>> start Material provided

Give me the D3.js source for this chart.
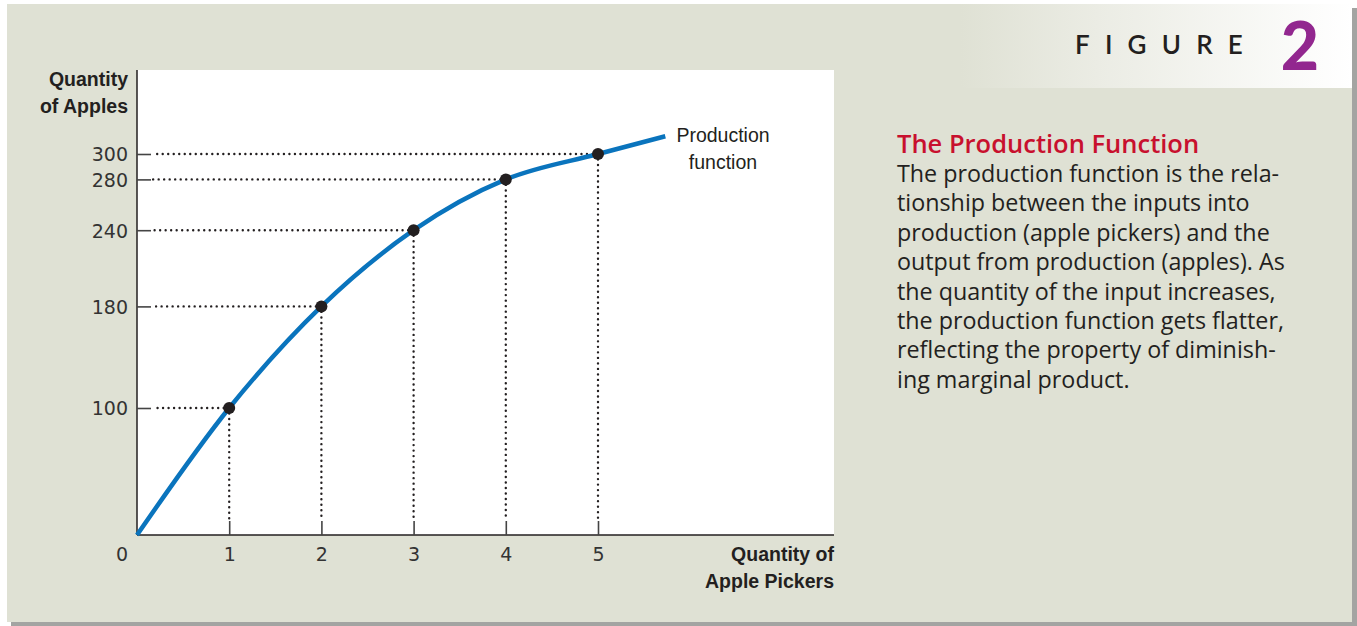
<!DOCTYPE html>
<html><head><meta charset="utf-8">
<script src="https://cdn.jsdelivr.net/npm/d3@7"></script>
<style>
html,body{margin:0;padding:0;background:#fff;}
svg{display:block;}
</style></head>
<body>
<script>
const workers = [0, 1, 2, 3, 4, 5, 5.73];
const apples = [0, 100, 180, 240, 280, 300, 314];
const markedWorkers = [1, 2, 3, 4, 5];
const markedApples = [100, 180, 240, 280, 300];
const xTickLabels = ["1", "2", "3", "4", "5"];
const yTickLabels = ["100", "180", "240", "280", "300"];
const bodyLines = [
  "The production function is the rela-",
  "tionship between the inputs into",
  "production (apple pickers) and the",
  "output from production (apples). As",
  "the quantity of the input increases,",
  "the production function gets flatter,",
  "reflecting the property of diminish-",
  "ing marginal product."
];

const W = 1357, H = 626;
const svg = d3.select("body").append("svg").attr("width", W).attr("height", H);

const tickFont = "'DejaVu Sans', Verdana, sans-serif";
const labFont = "'Liberation Sans', Arial, sans-serif";
const capFont = "'Open Sans', Lato, sans-serif";

// shadow + panel
svg.append("rect").attr("x", 0).attr("y", 0).attr("width", W).attr("height", H).attr("fill", "#fff");
svg.append("rect").attr("x", 11).attr("y", 8).attr("width", 1346).attr("height", 618).attr("fill", "#a3a4a2");
svg.append("rect").attr("x", 7).attr("y", 4).attr("width", 1345).attr("height", 618).attr("fill", "#dfe1d4");

const defs = svg.append("defs");
const g1 = defs.append("linearGradient").attr("id", "hdr").attr("x1", "0").attr("x2", "1").attr("y1", "0").attr("y2", "0");
g1.append("stop").attr("offset", "0").attr("stop-color", "#dfe1d4");
g1.append("stop").attr("offset", "0.35").attr("stop-color", "#ebece4");
g1.append("stop").attr("offset", "1").attr("stop-color", "#ffffff");
svg.append("rect").attr("x", 960).attr("y", 4).attr("width", 392).attr("height", 84).attr("fill", "url(#hdr)");

svg.append("text").attr("x", 1075).attr("y", 54)
  .attr("font-family", "Lato, 'Open Sans', sans-serif").attr("font-weight", 600)
  .attr("font-size", 26).attr("letter-spacing", 15.2).attr("fill", "#231f20").text("FIGURE");
svg.append("text").attr("x", 1300).attr("y", 70).attr("text-anchor", "middle")
  .attr("font-family", "Lato, 'Open Sans', sans-serif").attr("font-weight", 900)
  .attr("font-size", 66).attr("fill", "#92278f").text("2");

// plot area
const x0 = 137, x1 = 834, yTop = 70, y0 = 535;
const x = d3.scaleLinear().domain([0, 1]).range([x0, x0 + 92.2]);
const y = d3.scaleLinear().domain([0, 100]).range([y0, y0 - 127]);

svg.append("rect").attr("x", x0).attr("y", yTop).attr("width", x1 - x0).attr("height", y0 - yTop).attr("fill", "#fff");

const tickLen = 14;
// dotted guide lines
const dotStyle = sel => sel.attr("stroke", "#231f20").attr("stroke-width", 2.4)
  .attr("stroke-dasharray", "0.01,5.5").attr("stroke-linecap", "round").attr("fill", "none");
markedWorkers.forEach((w, i) => {
  const a = markedApples[i];
  svg.append("line").attr("x1", x(w)).attr("x2", x(0) + tickLen + 2).attr("y1", y(a)).attr("y2", y(a)).call(dotStyle);
  svg.append("line").attr("x1", x(w)).attr("x2", x(w)).attr("y1", y(a)).attr("y2", y(0) - tickLen - 1).call(dotStyle);
});

// axes
const xAxis = d3.axisBottom(x).tickValues(markedWorkers).tickFormat((d, i) => xTickLabels[i]).tickSizeInner(-tickLen).tickSizeOuter(0).tickPadding(tickLen + 4);
const yAxis = d3.axisLeft(y).tickValues(markedApples).tickFormat((d, i) => yTickLabels[i]).tickSizeInner(-tickLen).tickSizeOuter(0).tickPadding(9);

const gx = svg.append("g").attr("transform", `translate(0,${y0})`).call(xAxis);
gx.select(".domain").attr("d", `M${x0},0H${x1}`).attr("stroke", "#231f20").attr("stroke-width", 1.5);
gx.selectAll(".tick line").attr("stroke", "#444").attr("stroke-width", 1.6);
gx.selectAll(".tick text").attr("font-family", tickFont).attr("font-size", 19).attr("fill", "#333").attr("dy", "0.4em");

const gy = svg.append("g").attr("transform", `translate(${x0},0)`).call(yAxis);
gy.select(".domain").attr("d", `M0,${yTop}V${y0}`).attr("stroke", "#231f20").attr("stroke-width", 1.5);
gy.selectAll(".tick line").attr("stroke", "#444").attr("stroke-width", 1.6);
gy.selectAll(".tick text").attr("font-family", tickFont).attr("font-size", 19).attr("fill", "#333").attr("dy", "0.36em");

svg.append("text").attr("x", 128).attr("y", 561).attr("text-anchor", "end")
  .attr("font-family", tickFont).attr("font-size", 19).attr("fill", "#333").text("0");

// curve
const line = d3.line().x((d, i) => x(workers[i])).y((d, i) => y(apples[i])).curve(d3.curveMonotoneX);
svg.append("path").datum(apples).attr("d", line).attr("fill", "none").attr("stroke", "#0a74bd").attr("stroke-width", 4.5);

svg.selectAll("circle.pt").data(markedWorkers).enter().append("circle")
  .attr("cx", d => x(d)).attr("cy", (d, i) => y(markedApples[i])).attr("r", 6).attr("fill", "#231f20");

// curve label
const lab = svg.append("text").attr("text-anchor", "middle").attr("font-family", labFont)
  .attr("font-size", 19.5).attr("fill", "#231f20");
lab.append("tspan").attr("x", 723).attr("y", 142).text("Production");
lab.append("tspan").attr("x", 723).attr("y", 169).text("function");

// axis titles
const yt = svg.append("text").attr("text-anchor", "end").attr("font-family", labFont)
  .attr("font-weight", "bold").attr("font-size", 19.5).attr("fill", "#231f20");
yt.append("tspan").attr("x", 128).attr("y", 86).text("Quantity");
yt.append("tspan").attr("x", 128).attr("y", 113).text("of Apples");

const xt = svg.append("text").attr("text-anchor", "end").attr("font-family", labFont)
  .attr("font-weight", "bold").attr("font-size", 19.5).attr("fill", "#231f20");
xt.append("tspan").attr("x", 834).attr("y", 561).text("Quantity of");
xt.append("tspan").attr("x", 834).attr("y", 588).text("Apple Pickers");

// caption
svg.append("text").attr("x", 897).attr("y", 153).attr("font-family", capFont)
  .attr("font-weight", 600).attr("font-size", 25.5).attr("fill", "#c8102e").text("The Production Function");
const body = svg.append("text").attr("font-family", capFont).attr("font-size", 23.3).attr("fill", "#231f20");
bodyLines.forEach((t, i) => body.append("tspan").attr("x", 897).attr("y", 182 + i * 29.4).text(t));
</script>
</body></html>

>> end Material provided

** To be done **
Repeat the material above word for word and skip every image in it.

** Result below **
Give me the D3.js source for this chart.
<!DOCTYPE html>
<html><head><meta charset="utf-8">
<script src="https://cdn.jsdelivr.net/npm/d3@7"></script>
<style>
html,body{margin:0;padding:0;background:#fff;}
svg{display:block;}
</style></head>
<body>
<script>
const workers = [0, 1, 2, 3, 4, 5, 5.73];
const apples = [0, 100, 180, 240, 280, 300, 314];
const markedWorkers = [1, 2, 3, 4, 5];
const markedApples = [100, 180, 240, 280, 300];
const xTickLabels = ["1", "2", "3", "4", "5"];
const yTickLabels = ["100", "180", "240", "280", "300"];
const bodyLines = [
  "The production function is the rela-",
  "tionship between the inputs into",
  "production (apple pickers) and the",
  "output from production (apples). As",
  "the quantity of the input increases,",
  "the production function gets flatter,",
  "reflecting the property of diminish-",
  "ing marginal product."
];

const W = 1357, H = 626;
const svg = d3.select("body").append("svg").attr("width", W).attr("height", H);

const tickFont = "'DejaVu Sans', Verdana, sans-serif";
const labFont = "'Liberation Sans', Arial, sans-serif";
const capFont = "'Open Sans', Lato, sans-serif";

// shadow + panel
svg.append("rect").attr("x", 0).attr("y", 0).attr("width", W).attr("height", H).attr("fill", "#fff");
svg.append("rect").attr("x", 11).attr("y", 8).attr("width", 1346).attr("height", 618).attr("fill", "#a3a4a2");
svg.append("rect").attr("x", 7).attr("y", 4).attr("width", 1345).attr("height", 618).attr("fill", "#dfe1d4");

const defs = svg.append("defs");
const g1 = defs.append("linearGradient").attr("id", "hdr").attr("x1", "0").attr("x2", "1").attr("y1", "0").attr("y2", "0");
g1.append("stop").attr("offset", "0").attr("stop-color", "#dfe1d4");
g1.append("stop").attr("offset", "0.35").attr("stop-color", "#ebece4");
g1.append("stop").attr("offset", "1").attr("stop-color", "#ffffff");
svg.append("rect").attr("x", 960).attr("y", 4).attr("width", 392).attr("height", 84).attr("fill", "url(#hdr)");

svg.append("text").attr("x", 1075).attr("y", 54)
  .attr("font-family", "Lato, 'Open Sans', sans-serif").attr("font-weight", 600)
  .attr("font-size", 26).attr("letter-spacing", 15.2).attr("fill", "#231f20").text("FIGURE");
svg.append("text").attr("x", 1300).attr("y", 70).attr("text-anchor", "middle")
  .attr("font-family", "Lato, 'Open Sans', sans-serif").attr("font-weight", 900)
  .attr("font-size", 66).attr("fill", "#92278f").text("2");

// plot area
const x0 = 137, x1 = 834, yTop = 70, y0 = 535;
const x = d3.scaleLinear().domain([0, 1]).range([x0, x0 + 92.2]);
const y = d3.scaleLinear().domain([0, 100]).range([y0, y0 - 127]);

svg.append("rect").attr("x", x0).attr("y", yTop).attr("width", x1 - x0).attr("height", y0 - yTop).attr("fill", "#fff");

const tickLen = 14;
// dotted guide lines
const dotStyle = sel => sel.attr("stroke", "#231f20").attr("stroke-width", 2.4)
  .attr("stroke-dasharray", "0.01,5.5").attr("stroke-linecap", "round").attr("fill", "none");
markedWorkers.forEach((w, i) => {
  const a = markedApples[i];
  svg.append("line").attr("x1", x(w)).attr("x2", x(0) + tickLen + 2).attr("y1", y(a)).attr("y2", y(a)).call(dotStyle);
  svg.append("line").attr("x1", x(w)).attr("x2", x(w)).attr("y1", y(a)).attr("y2", y(0) - tickLen - 1).call(dotStyle);
});

// axes
const xAxis = d3.axisBottom(x).tickValues(markedWorkers).tickFormat((d, i) => xTickLabels[i]).tickSizeInner(-tickLen).tickSizeOuter(0).tickPadding(tickLen + 4);
const yAxis = d3.axisLeft(y).tickValues(markedApples).tickFormat((d, i) => yTickLabels[i]).tickSizeInner(-tickLen).tickSizeOuter(0).tickPadding(9);

const gx = svg.append("g").attr("transform", `translate(0,${y0})`).call(xAxis);
gx.select(".domain").attr("d", `M${x0},0H${x1}`).attr("stroke", "#231f20").attr("stroke-width", 1.5);
gx.selectAll(".tick line").attr("stroke", "#444").attr("stroke-width", 1.6);
gx.selectAll(".tick text").attr("font-family", tickFont).attr("font-size", 19).attr("fill", "#333").attr("dy", "0.4em");

const gy = svg.append("g").attr("transform", `translate(${x0},0)`).call(yAxis);
gy.select(".domain").attr("d", `M0,${yTop}V${y0}`).attr("stroke", "#231f20").attr("stroke-width", 1.5);
gy.selectAll(".tick line").attr("stroke", "#444").attr("stroke-width", 1.6);
gy.selectAll(".tick text").attr("font-family", tickFont).attr("font-size", 19).attr("fill", "#333").attr("dy", "0.36em");

svg.append("text").attr("x", 128).attr("y", 561).attr("text-anchor", "end")
  .attr("font-family", tickFont).attr("font-size", 19).attr("fill", "#333").text("0");

// curve
const line = d3.line().x((d, i) => x(workers[i])).y((d, i) => y(apples[i])).curve(d3.curveMonotoneX);
svg.append("path").datum(apples).attr("d", line).attr("fill", "none").attr("stroke", "#0a74bd").attr("stroke-width", 4.5);

svg.selectAll("circle.pt").data(markedWorkers).enter().append("circle")
  .attr("cx", d => x(d)).attr("cy", (d, i) => y(markedApples[i])).attr("r", 6).attr("fill", "#231f20");

// curve label
const lab = svg.append("text").attr("text-anchor", "middle").attr("font-family", labFont)
  .attr("font-size", 19.5).attr("fill", "#231f20");
lab.append("tspan").attr("x", 723).attr("y", 142).text("Production");
lab.append("tspan").attr("x", 723).attr("y", 169).text("function");

// axis titles
const yt = svg.append("text").attr("text-anchor", "end").attr("font-family", labFont)
  .attr("font-weight", "bold").attr("font-size", 19.5).attr("fill", "#231f20");
yt.append("tspan").attr("x", 128).attr("y", 86).text("Quantity");
yt.append("tspan").attr("x", 128).attr("y", 113).text("of Apples");

const xt = svg.append("text").attr("text-anchor", "end").attr("font-family", labFont)
  .attr("font-weight", "bold").attr("font-size", 19.5).attr("fill", "#231f20");
xt.append("tspan").attr("x", 834).attr("y", 561).text("Quantity of");
xt.append("tspan").attr("x", 834).attr("y", 588).text("Apple Pickers");

// caption
svg.append("text").attr("x", 897).attr("y", 153).attr("font-family", capFont)
  .attr("font-weight", 600).attr("font-size", 25.5).attr("fill", "#c8102e").text("The Production Function");
const body = svg.append("text").attr("font-family", capFont).attr("font-size", 23.3).attr("fill", "#231f20");
bodyLines.forEach((t, i) => body.append("tspan").attr("x", 897).attr("y", 182 + i * 29.4).text(t));
</script>
</body></html>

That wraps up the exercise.